#### INFORMATION SHOWN:
%%
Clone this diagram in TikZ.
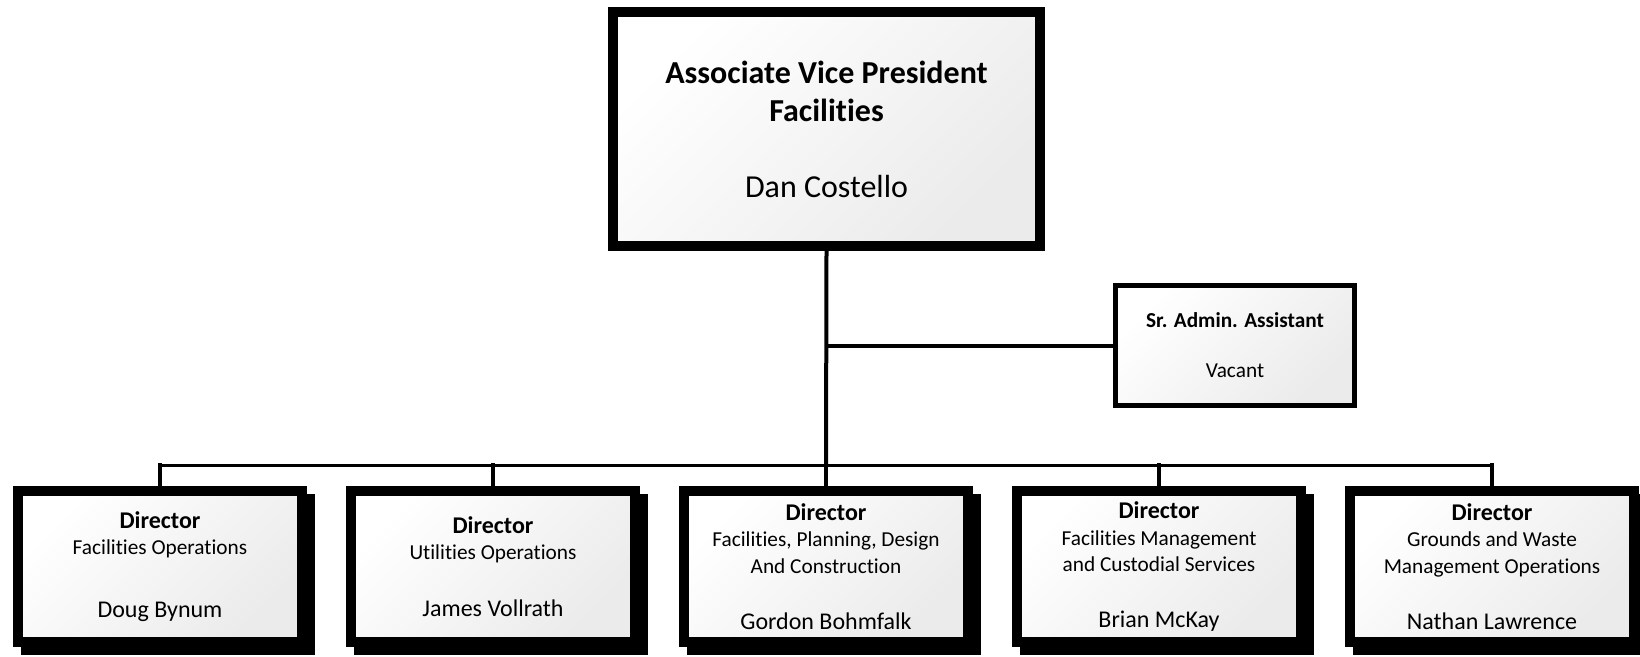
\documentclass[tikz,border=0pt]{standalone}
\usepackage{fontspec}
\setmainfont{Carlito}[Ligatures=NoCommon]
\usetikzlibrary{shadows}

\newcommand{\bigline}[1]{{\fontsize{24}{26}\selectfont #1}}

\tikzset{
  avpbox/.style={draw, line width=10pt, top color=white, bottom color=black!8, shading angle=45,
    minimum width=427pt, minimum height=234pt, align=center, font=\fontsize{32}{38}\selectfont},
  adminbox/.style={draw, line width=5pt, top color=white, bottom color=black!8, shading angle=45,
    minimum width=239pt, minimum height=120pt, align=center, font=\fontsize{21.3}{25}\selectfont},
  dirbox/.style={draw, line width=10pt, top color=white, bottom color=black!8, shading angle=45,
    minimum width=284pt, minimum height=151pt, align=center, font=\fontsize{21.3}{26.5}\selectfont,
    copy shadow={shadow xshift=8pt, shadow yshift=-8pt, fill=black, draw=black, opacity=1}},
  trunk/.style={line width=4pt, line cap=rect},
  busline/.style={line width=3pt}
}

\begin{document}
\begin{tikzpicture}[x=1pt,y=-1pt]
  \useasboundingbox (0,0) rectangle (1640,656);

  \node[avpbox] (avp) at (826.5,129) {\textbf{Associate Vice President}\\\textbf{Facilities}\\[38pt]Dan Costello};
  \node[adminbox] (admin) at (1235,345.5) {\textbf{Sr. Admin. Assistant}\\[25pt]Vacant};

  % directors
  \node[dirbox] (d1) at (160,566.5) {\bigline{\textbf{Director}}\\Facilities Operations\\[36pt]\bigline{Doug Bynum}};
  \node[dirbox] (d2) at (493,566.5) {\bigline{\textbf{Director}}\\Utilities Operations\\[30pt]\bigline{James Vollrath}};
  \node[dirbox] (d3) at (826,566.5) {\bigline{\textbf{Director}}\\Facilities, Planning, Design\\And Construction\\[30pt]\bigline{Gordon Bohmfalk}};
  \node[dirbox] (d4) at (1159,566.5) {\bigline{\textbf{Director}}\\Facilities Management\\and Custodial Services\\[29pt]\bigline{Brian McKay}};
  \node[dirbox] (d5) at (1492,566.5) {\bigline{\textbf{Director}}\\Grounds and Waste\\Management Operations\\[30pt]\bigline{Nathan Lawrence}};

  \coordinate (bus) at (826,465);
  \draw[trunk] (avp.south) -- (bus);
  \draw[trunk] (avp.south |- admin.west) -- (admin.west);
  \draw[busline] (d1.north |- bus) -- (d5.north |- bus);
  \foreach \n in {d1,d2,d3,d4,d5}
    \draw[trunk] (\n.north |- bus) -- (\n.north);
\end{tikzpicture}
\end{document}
%%
Repeat verbatim all the material, but not the pictures.

Clone this diagram in TikZ.
\documentclass[tikz,border=0pt]{standalone}
\usepackage{fontspec}
\setmainfont{Carlito}[Ligatures=NoCommon]
\usetikzlibrary{shadows}

\newcommand{\bigline}[1]{{\fontsize{24}{26}\selectfont #1}}

\tikzset{
  avpbox/.style={draw, line width=10pt, top color=white, bottom color=black!8, shading angle=45,
    minimum width=427pt, minimum height=234pt, align=center, font=\fontsize{32}{38}\selectfont},
  adminbox/.style={draw, line width=5pt, top color=white, bottom color=black!8, shading angle=45,
    minimum width=239pt, minimum height=120pt, align=center, font=\fontsize{21.3}{25}\selectfont},
  dirbox/.style={draw, line width=10pt, top color=white, bottom color=black!8, shading angle=45,
    minimum width=284pt, minimum height=151pt, align=center, font=\fontsize{21.3}{26.5}\selectfont,
    copy shadow={shadow xshift=8pt, shadow yshift=-8pt, fill=black, draw=black, opacity=1}},
  trunk/.style={line width=4pt, line cap=rect},
  busline/.style={line width=3pt}
}

\begin{document}
\begin{tikzpicture}[x=1pt,y=-1pt]
  \useasboundingbox (0,0) rectangle (1640,656);

  \node[avpbox] (avp) at (826.5,129) {\textbf{Associate Vice President}\\\textbf{Facilities}\\[38pt]Dan Costello};
  \node[adminbox] (admin) at (1235,345.5) {\textbf{Sr. Admin. Assistant}\\[25pt]Vacant};

  % directors
  \node[dirbox] (d1) at (160,566.5) {\bigline{\textbf{Director}}\\Facilities Operations\\[36pt]\bigline{Doug Bynum}};
  \node[dirbox] (d2) at (493,566.5) {\bigline{\textbf{Director}}\\Utilities Operations\\[30pt]\bigline{James Vollrath}};
  \node[dirbox] (d3) at (826,566.5) {\bigline{\textbf{Director}}\\Facilities, Planning, Design\\And Construction\\[30pt]\bigline{Gordon Bohmfalk}};
  \node[dirbox] (d4) at (1159,566.5) {\bigline{\textbf{Director}}\\Facilities Management\\and Custodial Services\\[29pt]\bigline{Brian McKay}};
  \node[dirbox] (d5) at (1492,566.5) {\bigline{\textbf{Director}}\\Grounds and Waste\\Management Operations\\[30pt]\bigline{Nathan Lawrence}};

  \coordinate (bus) at (826,465);
  \draw[trunk] (avp.south) -- (bus);
  \draw[trunk] (avp.south |- admin.west) -- (admin.west);
  \draw[busline] (d1.north |- bus) -- (d5.north |- bus);
  \foreach \n in {d1,d2,d3,d4,d5}
    \draw[trunk] (\n.north |- bus) -- (\n.north);
\end{tikzpicture}
\end{document}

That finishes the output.